138. Define the three internal corporate governance mechanisms and how they may be used to control and monitor
managerial decisions.
139. Discuss the difficulties in establishing performance-based compensation plans for executives.
140. Describe the market for corporate control and its implications for organizations.
141. Briefly compare and contrast corporate governance in the United States, Germany, and Japan, and China.
142. How does corporate governance foster ethical strategic decisions and how important is this to top-level executives?
143. (Refer to Case Scenario 1). What are the advantages and disadvantages of paying the new manager primarily cash
pay?
144. (Refer to Case Scenario 1). What are the advantages and disadvantages of paying the new manager primarily on
new store sales growth?
145. (Refer to Case Scenario 1). What compensation structure would you recommend?
146. (Refer to Case Scenario 1). The discussion of agency theory and executive compensation in the chapter suggest
that the compensation system for Jill Diamond should be based on her ability to maximize shareholder wealth over
the long term.
Case Scenario 2: Raptec.
Raptec operates in three principal business segments: Direct Attached Storage (“DAS”), Storage Networking
Solutions (“SNS“), and Software. These hardware and software products are found in high-performance networks,
servers, workstations, and desktops from the world‘s leading OEMs, and are sold through distribution channels to
Internet service providers, enterprises, and medium and small businesses and consumers. Since the time it went
public, Raptec has experienced rapid growth and consistently profitable operations. In early 2002, Raptec
announced its plan to spinoff the software segment, subsequently incorporated as Axio, Inc., in the form of a fully
independent and separate company. Software was Raptec‘s most profitable and fastest growing segment. By mid-
2002 Raptec had completed the initial public offering of approximately 15 percent of Axio’s stock, and then
distributed the remaining Axio stock to Raptec‘s stockholders in a tax-free distribution. Axio‘s family of products
includes category leaders in CD/DVD burning, digital photography, and digital video. Axio’s new management team
is composed of Lex Luthor, CEO, and previously the President of New Business Development for Universal
Studios Recreation Group; Karal Kool, COO, and previously General Manager of Raptec’s OEM Solutions Group;
and R. Elliot Maxter, CFO, and previously corporate controller for Raptec. The interim four-member board of
directors is currently comprised of Raptec senior officers, but the terms of the public offering require them to step
down in 2 months. Thus, Axio will need to construct a new board, which in turn will be responsible for overseeing
Axio‘s management and their compensation.

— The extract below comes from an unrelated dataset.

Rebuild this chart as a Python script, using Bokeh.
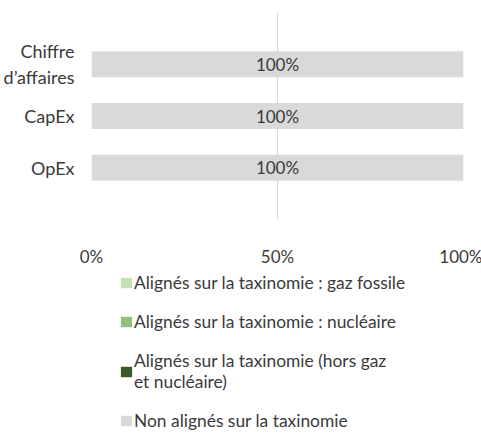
from bokeh.plotting import figure
from bokeh.layouts import column
from bokeh.models import (FactorRange, Range1d, Legend, LegendItem, FixedTicker,
                          LabelSet, ColumnDataSource)
from bokeh.core.properties import value
from bokeh.embed import file_html
from bokeh.resources import INLINE

# ---- data ----
categories = ["OpEx", "CapEx", "Chiffre\nd\u2019affaires"]
gaz_fossile = [0, 0, 0]
nucleaire = [0, 0, 0]
hors_gaz_nucleaire = [0, 0, 0]
non_alignes = [100, 100, 100]
bar_labels = ["100%", "100%", "100%"]
x_ticks = [0, 50, 100]
x_tick_labels = ["0%", "50%", "100%"]
series_keys = ["gaz", "nuc", "hors", "non"]
series_names = [
    "Align\u00e9s sur la taxinomie : gaz fossile",
    "Align\u00e9s sur la taxinomie : nucl\u00e9aire",
    "Align\u00e9s sur la taxinomie (hors gaz\net nucl\u00e9aire)",
    "Non align\u00e9s sur la taxinomie",
]
colors = ["#C5DFB7", "#93BF7E", "#3A5A27", "#D9D9D9"]

FONT = "Lato"
FS = "17px"
TXT = "#3A3A3A"

data = dict(cat=categories, gaz=gaz_fossile, nuc=nucleaire,
            hors=hors_gaz_nucleaire, non=non_alignes)
src = ColumnDataSource(data)

# ---------------- chart ----------------
p = figure(frame_width=372, frame_height=207, output_backend="svg",
           toolbar_location=None,
           y_range=FactorRange(*categories, range_padding=1/3),
           x_range=Range1d(0, 100),
           min_border_left=90, min_border_right=19, min_border_top=12,
           min_border_bottom=51)

renderers = p.hbar_stack(series_keys, y="cat", height=0.5, fill_color=colors,
                         line_color=None, source=src)

starts = [g + n + h for g, n, h in zip(gaz_fossile, nucleaire, hors_gaz_nucleaire)]
mids = [s + v / 2 for s, v in zip(starts, non_alignes)]
lab_src = ColumnDataSource(dict(x=mids, y=categories, t=bar_labels))
p.add_layout(LabelSet(x="x", y="y", text="t", source=lab_src,
                      text_align="center", text_baseline="middle",
                      text_font=value(FONT), text_font_size=FS, text_color=TXT))

p.xaxis.ticker = FixedTicker(ticks=x_ticks)
p.xaxis.major_label_overrides = {t: l for t, l in zip(x_ticks, x_tick_labels)}
p.xaxis.axis_line_color = None
p.xaxis.major_tick_line_color = None
p.xaxis.minor_tick_line_color = None
p.xaxis.major_label_standoff = 20
p.xaxis.major_label_text_font = FONT
p.xaxis.major_label_text_font_size = FS
p.xaxis.major_label_text_color = TXT

p.yaxis.axis_line_color = None
p.yaxis.major_tick_line_color = None
p.yaxis.minor_tick_line_color = None
p.yaxis.major_label_standoff = 11
p.yaxis.major_label_text_font = FONT
p.yaxis.major_label_text_font_size = "18px"
p.yaxis.major_label_text_color = TXT

p.xgrid.ticker = FixedTicker(ticks=x_ticks)
p.xgrid.grid_line_color = "#D9D9D9"
p.ygrid.grid_line_color = None
p.outline_line_color = None

# ---------------- legend panel ----------------
# same series as hidden renderers: only their legend entries are drawn
lg = figure(frame_width=372, frame_height=163, output_backend="svg",
            toolbar_location=None,
            y_range=FactorRange(*categories), x_range=Range1d(0, 100),
            x_axis_location=None, y_axis_location=None,
            min_border_left=90, min_border_right=19, min_border_top=0,
            min_border_bottom=0)
lg.grid.visible = False
lg.outline_line_color = None
lg_renderers = lg.hbar_stack(series_keys, y="cat", height=0.5, fill_color=colors,
                             line_color=None, source=src)
for r in lg_renderers:
    r.visible = False

items = [LegendItem(label=n, renderers=[r]) for n, r in zip(series_names, lg_renderers)]
legend = Legend(items=items, location=(28, 2), orientation="vertical",
                glyph_width=14, glyph_height=13, label_height=20, spacing=18,
                label_standoff=1, padding=0, margin=0, click_policy="none",
                border_line_alpha=0, background_fill_alpha=0,
                label_text_font=FONT, label_text_font_size="17.4px",
                label_text_color=TXT)
lg.add_layout(legend, "center")

layout = column(p, lg, spacing=0)
open("out.html", "w").write(file_html(layout, INLINE))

147. (Refer to Case Scenario 2). What characteristics will you look for in appointing new board members?
148. (Refer to Case Scenario 2). Develop arguments as to why and why not Lex Luthor should be appointed as
chairperson of the new board.
149. (Refer to Case Scenario 2). How should the board design the executive compensation scheme for Luthor, Kool,
and Maxter?
150. (Refer to Case Scenario 2). Raptec would enhance the effectiveness of its board if it appointed a lead director”
who would be responsible for the board agenda and oversight of nonmanagement board activities.